Adjust Window Treatments

During the day, let sunlight in by opening curtains, blinds and shades on the windows facing the sun to reduce heating demand. At night, keep drapes and curtains closed to reduce heat loss.

Clean Boilers and Furnaces

Make sure your boiler or furnace is cleaned and serviced by a qualified professional for optimum efficiency. Gas systems and heat pumps should be serviced once every two years; oil systems every year. Cleaning substantially extends the life and efficiency of the heating system while ensuring safe operation.

Reduce Phantom Load

Many appliances continue to draw power when they are switched off. These “phantom” loads occur in most appliances that use electricity, such as DVDs, televisions, stereos, computers, and kitchen appliances. Plug devices into a power strip and switch it off when the devices are not in use.

Seal Receptacles and Switch Boxes with Foam Gaskets

Seal Receptacles and Switch Boxes with Foam Gaskets — installing foam gaskets can reduce drafts and create an extra thermal barrier.

Remove Old Appliances

Reduce your annual energy bill by as much as $100 by unplugging and properly disposing of your unneeded refrigerators. BGE offers a $50 incentive to recycle your old refrigerator. Find out more about at bge.com or by calling 866-898-1901.

Install a Programmable Thermostat

Programmable thermostats can reduce heating costs and energy use by decreasing temperatures at night or when your home is unoccupied.

Heat Water Efficiently

Upgrading your electric water heater to a heat pump water heater can save the average household up to $330 a year. BGE offers a $500 rebate for heat pump water heater. Find out more about heat pump water heaters at BGE.com.

Save While Washing

Use the low- temperature settings on the washing machine and load the washing machine to capacity. Washing one large load uses less energy than washing two smaller loads. When drying, dry full loads whenever possible, but be careful not to overfill the dryer. Or, you can also hang your clothes out to dry. Cleaning the dryer filter after each use can also reduce dryer energy use.

Turn Down Your Water Heater

Set your water heater thermostat at the lowest temperature that provides you with sufficiently hot water. If you use a lot of hot water, you may need to set the temperature higher to provide enough hot water for your needs. Try setting it at 120°F.

Switch Out Old Light Bulbs

Replacing 15 inefficient incandescent bulbs in your home with energy-saving LEDs could save you about $50 per year. BGE discounts LEDs at retailers across the state.

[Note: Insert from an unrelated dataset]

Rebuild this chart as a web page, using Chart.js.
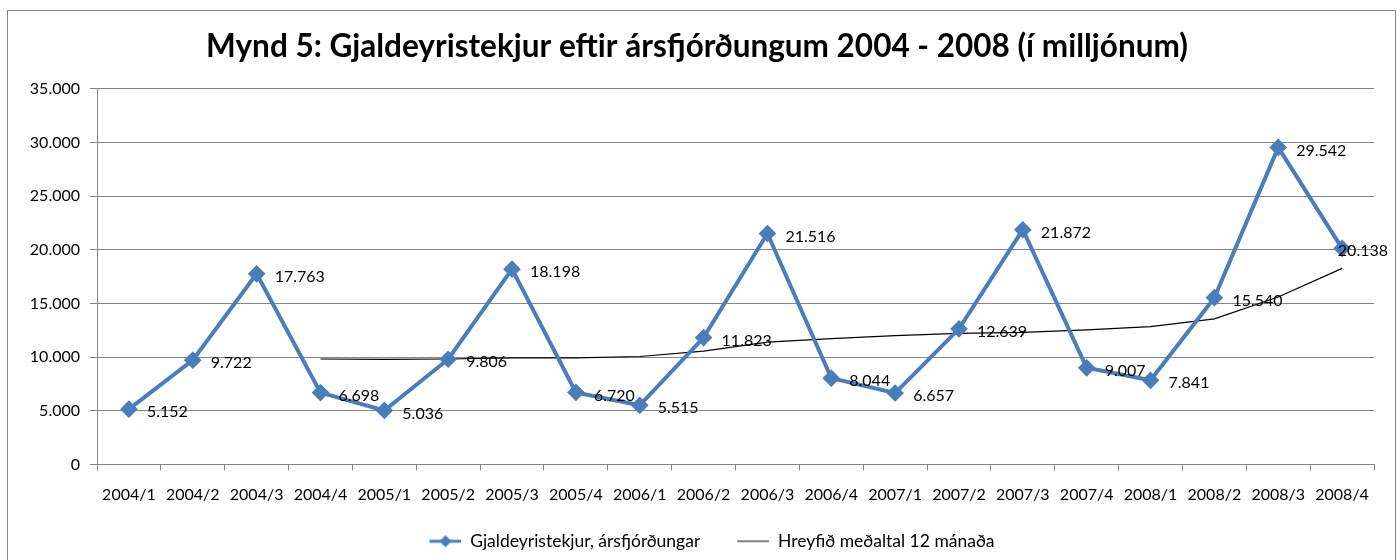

Know Where it Goes and Consider your Diet

Overall, the average American uses about 2,000 gallons of water a day – about twice the global average. Our diets make up about half of our water footprint, transportation and electricity about 20 percent, home water use about 10 percent, and clothes and material goods another 10 percent. By making some simple choices, we can shrink our water footprint. One of the easiest ways to shrink your water footprint is by reducing food waste. You can reduce your further by cutting down on eating meat and dairy: making a quarter pounder requires water equivalent to 30 showers.

Install Energy and Water-Saving Shower Heads

Did you know the average family can save about 700 gallons of water and the amount of electricity it takes to power a house for eleven days, just by switching to a low-flow showerhead? Look for a shower head model with the EPA “Water Sense” label or a flow rate of less than 2.0 gallons per minute.

Repair All Leaky Faucets

A faucet dripping one drip per second can waste up to 3,000 gallons of water over the course of a year, enough to take 180 showers.

Measure Your Footprint

National Geographic has an interesting water footprint calculator. Calculate your water footprint at watercalculator.org.

Consider an Efficient Washer

Nearly 22% of indoor home water use comes from doing laundry. Most front-loading washing machines are energy- and water-efficient, using just over 20 gallons a load, while most top-loading machines, unless they are energy-efficient, use 40 gallons per load. Save water by making sure to adjust the settings on your machine to the proper load size.